Bruins’ epic comeback win another moment in Torey Krug’s spotlight season

Matt Kalman
November 24, 2019 - 1:04 am

What could’ve been a demoralizing loss on home-ice to the Minnesota Wild turned into one of the most dramatic Bruins regular season wins in some time Saturday at TD Garden.

David Krejci scored two goals 48 seconds apart in the game’s 59th minute to tie the score, and then Torey Krug put the game away with a backhand shot at 2:41 of the overtime period for a 5-4 win that extended Boston’s winning streak to three games and its point streak to seven (4-0-3).

“Having that celebration after the goal that tied the game, you know those are great feelings,” said Krug, who was back in the lineup after missing five games with an upper-body injury. “Those are moments that bring a team together throughout a season. And that group of guys that was on the ice takes a lot of pride in being those guys that make things happen. But to come back and celebrate at the bench with those guys and see how excited they are, you know that’s a special things as well. So those are moments that bring a group together and we’ll try to embrace it.”

These are the type of wins the Bruins have enjoyed throughout Krug’s nine seasons with Boston. They’re the type of wins that could convince him to stay rather than depart via free agency next summer. It was appropriate that in a season that has been, and will continue to be, dominated by questions about his future with the Bruins, Krug was front and center as Boston’s epic comeback unfolded.

He was on the ice for the last five goals of the game, four for Boston and one for Minnesota. He got the primary assist on Brad Marchand’s goal with less than four seconds remaining in the second period that cut the lead to 3-2.

Kevin Fiala’s end-to-end rush was bad enough, but then the Wild forward lost the puck and it went in Boston’s net off Krug’s stick a little more than five minutes into the third period to get the Wild lead back to two goals at 4-2.

Then came the Krejci explosion, including a 6-on-4 power play goal to tie the score with 1:07 remaining with Krug getting the secondary assist.

It was a heck of a return to the lineup for Krug, who wasted little time expanding his role with the Bruins by helping kill a penalty with captain Zdeno Chara in the box early in the first period. Then Krug retaliated for a Fiala shove by slashing the Wild forward, a penalty that cost the Bruins when Jason Zucker scored the first goal of the game.

“It’s a stupid penalty. And then they score on it right away, so it hurts the team,” Krug said. “But yeah, I shouldn’t have done it. Maybe it’s one of the things I’m just trying to get in the game a little bit physically. Just be a little smarter, maybe a little sneakier next time.”

Krug spent just seven seconds in the box, and he went on to finish the night with 20:26 of ice time in his one-goal, two-assist performance. Conditioning clearly wasn’t an issue for his first game back.

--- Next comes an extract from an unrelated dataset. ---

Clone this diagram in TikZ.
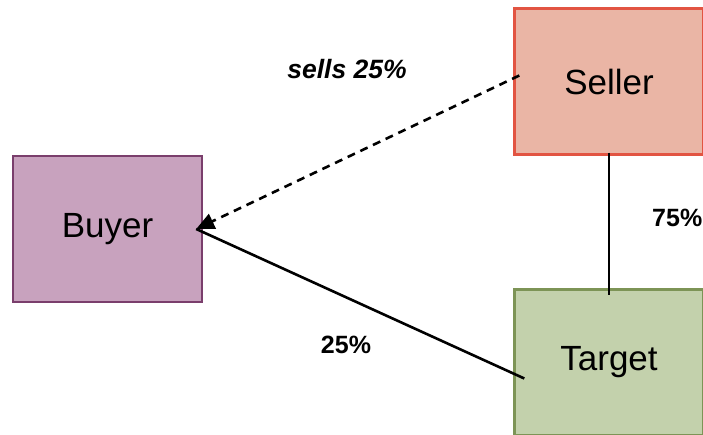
\documentclass[tikz,border=0pt]{standalone}
\usepackage{fontspec}
\setmainfont{Liberation Sans}
\usetikzlibrary{arrows.meta}

\definecolor{buyerfill}{RGB}{200,162,190}
\definecolor{buyerline}{RGB}{122,62,108}
\definecolor{sellerfill}{RGB}{234,181,165}
\definecolor{sellerline}{RGB}{226,84,66}
\definecolor{targetfill}{RGB}{195,209,172}
\definecolor{targetline}{RGB}{125,148,86}

\begin{document}
\begin{tikzpicture}[x = 1pt, y = -1pt,
        party/.style = {draw, line width = 2.4pt, minimum width = 189pt, minimum height = 146pt, font = \fontsize{35}{38}\selectfont},
        share/.style = {font = \fontsize{25}{28}\selectfont\bfseries},
        link/.style = {line width = 2.6pt}]
        \useasboundingbox (0, 0) rectangle (703, 435);
        \node[party, fill = buyerfill, draw = buyerline] (buyer) at (107.5, 229) {Buyer};
        \node[party, fill = sellerfill, draw = sellerline] (seller) at (609, 81.5) {Seller};
        \node[party, fill = targetfill, draw = targetline] (target) at (609, 362.5) {Target};
        \draw[link] ([xshift = 11pt, yshift = -16pt]target.west) -- ([xshift = -7pt]buyer.east);
        \draw[link, dash pattern = on 8pt off 6pt, -{Triangle[length = 18pt, width = 16pt, sep = 0pt]}] ([xshift = 6pt, yshift = 6pt]seller.west) -- ([xshift = -7pt]buyer.east);
        \draw[link] ([yshift = 3pt]seller.south) -- ([yshift = -7pt]target.north);
        \node[share, font = \fontsize{26.5}{28}\selectfont\bfseries\itshape] (sells) at (347, 69) {sells 25\%};
        \node[share, anchor = west, inner sep = 0pt] (bigshare) at (652, 218) {75\%};
        \node[share] (smallshare) at (346, 345) {25\%};
    \end{tikzpicture}
\end{document}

“It’s good that he had a little left in the tank offensively at the end of the night,” coach Bruce Cassidy said.

As much as a win like this helps strengthen the familial bonds that most of the Bruins forged during last year’s run to Game 7 of the Stanley Cup Final, and a surprisingly large number have developed over the course of this decade, it also reminds you how vital Krug is to the Bruins’ success.

How can the Bruins live without Torey Krug? And if your answer is some combination of Charlie McAvoy, whose offensive game is still a work-in-progress; Matt Grzelcyk, who has a solid offensive game but gets his points in a totally different way than Krug; and Urho Vaakanainen, who is still a ways away from being a NHL regular, you have to understand that any Bruins future without Krug is going to require a step back offensively, especially on the power play, and a rethinking of the way Cassidy and his staff devise their offensive schemes.

Krug’s game isn’t just about his offense, which scouts are definitely noticing as they try to convince their general managers to hold some money and a roster spot for the 5-foot-9 blueliner. The Bruins have also come to rely on him forming a hard-nosed second defense pair with Brandon Carlo. That duo shut down some top offensive talents in last year’s playoffs, and Krug will have to continue to prove he can do it in the regular season this winter.

Every big goal, every night that an opposing sniper is kept off the score sheet adds up to more potential money for Krug. But how can he live without Boston? Where else is he going to have a chance to win with a core that’s won before and a younger secondary core that came close to last season? It’d be hard for him to match the top-two center combination of Krejci and Patrice Bergeron elsewhere. He might not find the chemistry he has with Carlo or power-play targets he has in Marchand and David Pastrnak somewhere they feast on Little Caesars.

The question of whether he stays or goes may not be answered until July. Luckily for the Bruins, Krug’s never been burned by the spotlight in his career to this point and doesn’t seem like he’ll be affected by it any time soon. So they can expect more momentous performances like Saturday night’s during their pursuit of the one extra Final win that eluded them last June.